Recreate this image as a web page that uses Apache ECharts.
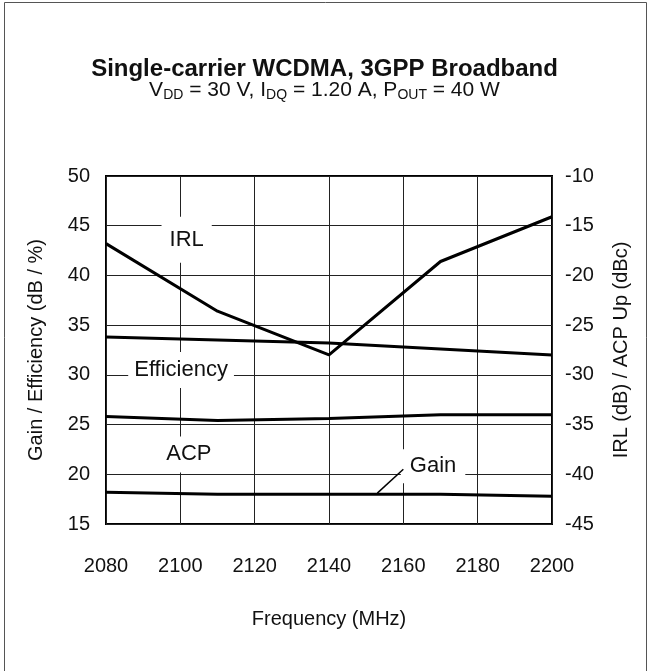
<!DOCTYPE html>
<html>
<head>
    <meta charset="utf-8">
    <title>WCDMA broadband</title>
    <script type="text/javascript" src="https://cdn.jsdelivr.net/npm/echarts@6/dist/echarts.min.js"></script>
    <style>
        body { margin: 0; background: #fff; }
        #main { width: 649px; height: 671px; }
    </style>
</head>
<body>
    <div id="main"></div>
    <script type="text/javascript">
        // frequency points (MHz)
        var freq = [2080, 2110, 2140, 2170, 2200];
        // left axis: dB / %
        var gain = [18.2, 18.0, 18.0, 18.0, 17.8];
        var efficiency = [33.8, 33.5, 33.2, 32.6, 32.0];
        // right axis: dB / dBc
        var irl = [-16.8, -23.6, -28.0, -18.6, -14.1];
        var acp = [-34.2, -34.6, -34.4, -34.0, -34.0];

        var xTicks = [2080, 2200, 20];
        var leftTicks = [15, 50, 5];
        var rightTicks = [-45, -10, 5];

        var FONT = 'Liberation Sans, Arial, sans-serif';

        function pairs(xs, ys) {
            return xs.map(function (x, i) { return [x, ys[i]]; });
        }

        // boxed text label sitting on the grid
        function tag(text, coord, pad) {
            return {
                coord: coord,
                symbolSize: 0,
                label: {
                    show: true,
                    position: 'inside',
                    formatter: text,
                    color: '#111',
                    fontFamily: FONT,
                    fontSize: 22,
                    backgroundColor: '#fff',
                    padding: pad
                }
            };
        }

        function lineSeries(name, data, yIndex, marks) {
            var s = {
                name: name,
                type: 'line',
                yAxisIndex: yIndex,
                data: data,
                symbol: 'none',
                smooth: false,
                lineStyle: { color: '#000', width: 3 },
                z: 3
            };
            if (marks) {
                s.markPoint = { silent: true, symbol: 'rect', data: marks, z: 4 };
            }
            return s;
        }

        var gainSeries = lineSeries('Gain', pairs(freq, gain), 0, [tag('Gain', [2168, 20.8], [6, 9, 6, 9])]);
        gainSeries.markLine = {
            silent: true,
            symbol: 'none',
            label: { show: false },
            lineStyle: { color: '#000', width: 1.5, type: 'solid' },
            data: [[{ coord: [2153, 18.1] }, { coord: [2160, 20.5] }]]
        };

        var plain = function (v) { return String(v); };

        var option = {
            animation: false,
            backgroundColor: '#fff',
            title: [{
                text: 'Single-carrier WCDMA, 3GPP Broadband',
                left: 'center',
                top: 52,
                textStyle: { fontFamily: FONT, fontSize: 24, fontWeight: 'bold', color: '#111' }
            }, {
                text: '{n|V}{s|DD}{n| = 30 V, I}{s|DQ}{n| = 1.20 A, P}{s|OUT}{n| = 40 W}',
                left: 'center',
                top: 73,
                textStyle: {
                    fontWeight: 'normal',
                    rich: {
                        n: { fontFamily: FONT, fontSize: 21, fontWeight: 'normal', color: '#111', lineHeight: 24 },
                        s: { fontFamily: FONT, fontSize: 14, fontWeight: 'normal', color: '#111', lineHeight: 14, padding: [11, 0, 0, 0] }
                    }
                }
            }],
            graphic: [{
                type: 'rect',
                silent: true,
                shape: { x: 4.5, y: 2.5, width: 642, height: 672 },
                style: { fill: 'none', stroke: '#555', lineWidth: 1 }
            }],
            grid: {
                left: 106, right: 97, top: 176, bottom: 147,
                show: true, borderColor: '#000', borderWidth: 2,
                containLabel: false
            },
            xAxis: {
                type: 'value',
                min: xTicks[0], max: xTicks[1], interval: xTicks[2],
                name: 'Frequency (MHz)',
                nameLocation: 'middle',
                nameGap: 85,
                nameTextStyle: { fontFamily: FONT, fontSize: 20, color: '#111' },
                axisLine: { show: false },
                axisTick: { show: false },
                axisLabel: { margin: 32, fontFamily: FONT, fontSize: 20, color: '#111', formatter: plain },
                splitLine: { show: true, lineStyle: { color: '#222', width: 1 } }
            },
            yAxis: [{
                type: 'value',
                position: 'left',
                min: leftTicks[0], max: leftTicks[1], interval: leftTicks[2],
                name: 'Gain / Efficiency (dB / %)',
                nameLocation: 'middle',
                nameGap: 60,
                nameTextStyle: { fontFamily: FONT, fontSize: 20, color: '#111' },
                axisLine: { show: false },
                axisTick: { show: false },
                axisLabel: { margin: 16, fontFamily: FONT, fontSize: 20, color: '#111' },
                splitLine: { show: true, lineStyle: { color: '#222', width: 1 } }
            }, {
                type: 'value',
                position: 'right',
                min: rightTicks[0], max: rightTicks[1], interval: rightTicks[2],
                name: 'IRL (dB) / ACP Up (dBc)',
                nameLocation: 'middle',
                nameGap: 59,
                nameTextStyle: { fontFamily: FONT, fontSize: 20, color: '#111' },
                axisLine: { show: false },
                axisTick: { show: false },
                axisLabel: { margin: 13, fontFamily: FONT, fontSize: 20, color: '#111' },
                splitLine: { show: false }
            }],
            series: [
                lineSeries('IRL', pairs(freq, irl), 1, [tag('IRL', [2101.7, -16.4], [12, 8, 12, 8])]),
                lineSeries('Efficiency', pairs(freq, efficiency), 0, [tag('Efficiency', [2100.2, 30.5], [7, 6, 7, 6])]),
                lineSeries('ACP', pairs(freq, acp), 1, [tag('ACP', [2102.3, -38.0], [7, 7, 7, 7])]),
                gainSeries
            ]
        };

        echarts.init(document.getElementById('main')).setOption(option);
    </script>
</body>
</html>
^^^^^^^^
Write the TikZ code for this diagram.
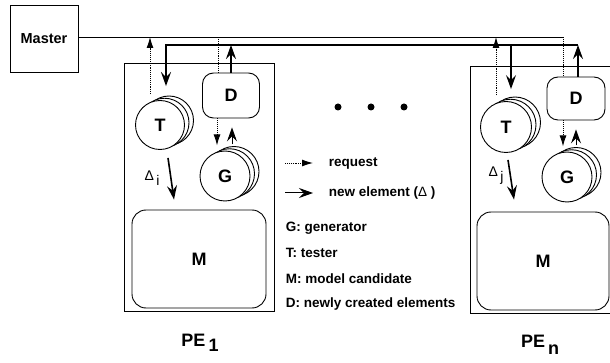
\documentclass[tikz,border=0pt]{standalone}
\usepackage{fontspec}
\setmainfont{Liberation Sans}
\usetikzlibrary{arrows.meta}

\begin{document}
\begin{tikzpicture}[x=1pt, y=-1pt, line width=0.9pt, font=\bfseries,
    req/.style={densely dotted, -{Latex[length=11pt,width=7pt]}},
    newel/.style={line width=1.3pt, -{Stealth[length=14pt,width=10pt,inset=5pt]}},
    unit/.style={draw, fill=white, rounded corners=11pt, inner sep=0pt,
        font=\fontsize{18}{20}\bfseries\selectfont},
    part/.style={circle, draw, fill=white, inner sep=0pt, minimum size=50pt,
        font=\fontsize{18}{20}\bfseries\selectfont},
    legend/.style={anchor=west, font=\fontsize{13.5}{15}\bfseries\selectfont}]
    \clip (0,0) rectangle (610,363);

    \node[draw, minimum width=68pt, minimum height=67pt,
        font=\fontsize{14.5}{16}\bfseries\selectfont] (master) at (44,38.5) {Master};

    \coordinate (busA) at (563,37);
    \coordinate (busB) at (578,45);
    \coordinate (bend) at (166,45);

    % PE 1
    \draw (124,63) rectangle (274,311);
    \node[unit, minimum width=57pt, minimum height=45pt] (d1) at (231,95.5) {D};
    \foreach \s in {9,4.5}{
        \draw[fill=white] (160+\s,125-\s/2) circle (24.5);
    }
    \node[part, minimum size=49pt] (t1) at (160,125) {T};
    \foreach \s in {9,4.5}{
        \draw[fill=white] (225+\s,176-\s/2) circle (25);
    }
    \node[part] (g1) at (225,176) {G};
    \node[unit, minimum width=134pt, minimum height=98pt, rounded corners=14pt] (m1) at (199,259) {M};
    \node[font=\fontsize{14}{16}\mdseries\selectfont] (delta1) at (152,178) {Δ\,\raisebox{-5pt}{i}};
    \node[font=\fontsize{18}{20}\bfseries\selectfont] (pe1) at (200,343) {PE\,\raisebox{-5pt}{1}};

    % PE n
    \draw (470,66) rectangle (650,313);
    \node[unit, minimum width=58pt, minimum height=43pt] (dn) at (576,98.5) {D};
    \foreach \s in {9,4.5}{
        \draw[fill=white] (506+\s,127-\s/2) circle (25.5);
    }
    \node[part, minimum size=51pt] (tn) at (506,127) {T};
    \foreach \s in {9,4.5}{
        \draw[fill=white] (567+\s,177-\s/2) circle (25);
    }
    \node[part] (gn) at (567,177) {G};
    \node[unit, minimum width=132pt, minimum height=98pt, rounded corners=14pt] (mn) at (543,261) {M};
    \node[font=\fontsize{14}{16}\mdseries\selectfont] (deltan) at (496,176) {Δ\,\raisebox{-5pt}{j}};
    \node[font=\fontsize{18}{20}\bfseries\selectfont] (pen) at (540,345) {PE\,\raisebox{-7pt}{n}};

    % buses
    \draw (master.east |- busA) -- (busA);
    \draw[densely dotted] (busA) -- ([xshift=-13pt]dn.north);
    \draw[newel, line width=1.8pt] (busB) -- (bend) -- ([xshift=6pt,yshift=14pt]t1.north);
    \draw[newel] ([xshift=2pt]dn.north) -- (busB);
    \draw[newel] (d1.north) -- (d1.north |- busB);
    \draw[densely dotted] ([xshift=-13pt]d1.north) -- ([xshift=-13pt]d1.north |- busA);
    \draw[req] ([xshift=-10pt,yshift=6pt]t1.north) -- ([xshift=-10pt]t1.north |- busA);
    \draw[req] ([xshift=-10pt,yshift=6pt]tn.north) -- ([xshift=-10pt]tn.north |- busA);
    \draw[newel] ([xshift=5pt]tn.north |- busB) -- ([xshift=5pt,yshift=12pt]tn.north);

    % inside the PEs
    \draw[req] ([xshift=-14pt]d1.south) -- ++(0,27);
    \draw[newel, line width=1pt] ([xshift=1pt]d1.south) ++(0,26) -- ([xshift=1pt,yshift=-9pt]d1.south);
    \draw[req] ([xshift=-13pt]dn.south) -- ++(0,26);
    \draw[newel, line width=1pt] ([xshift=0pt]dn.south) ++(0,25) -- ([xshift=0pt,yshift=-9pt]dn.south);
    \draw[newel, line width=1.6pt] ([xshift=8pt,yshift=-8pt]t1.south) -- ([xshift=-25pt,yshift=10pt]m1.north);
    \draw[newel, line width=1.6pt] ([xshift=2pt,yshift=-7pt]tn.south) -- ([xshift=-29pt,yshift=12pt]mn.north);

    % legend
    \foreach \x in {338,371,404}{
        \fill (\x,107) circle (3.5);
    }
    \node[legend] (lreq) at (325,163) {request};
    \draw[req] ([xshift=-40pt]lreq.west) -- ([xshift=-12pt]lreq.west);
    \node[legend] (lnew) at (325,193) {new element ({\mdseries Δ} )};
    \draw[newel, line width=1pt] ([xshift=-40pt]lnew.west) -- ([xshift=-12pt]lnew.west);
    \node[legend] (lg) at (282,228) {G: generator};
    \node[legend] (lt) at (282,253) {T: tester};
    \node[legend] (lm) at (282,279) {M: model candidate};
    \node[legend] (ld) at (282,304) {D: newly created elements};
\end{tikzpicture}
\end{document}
^^^^^^^^
__Instructions for the task__
Read the entries above, then pull out the lines that include "this".

__Complete response__
Recreate this image as a web page that uses Apache ECharts.
Write the TikZ code for this diagram.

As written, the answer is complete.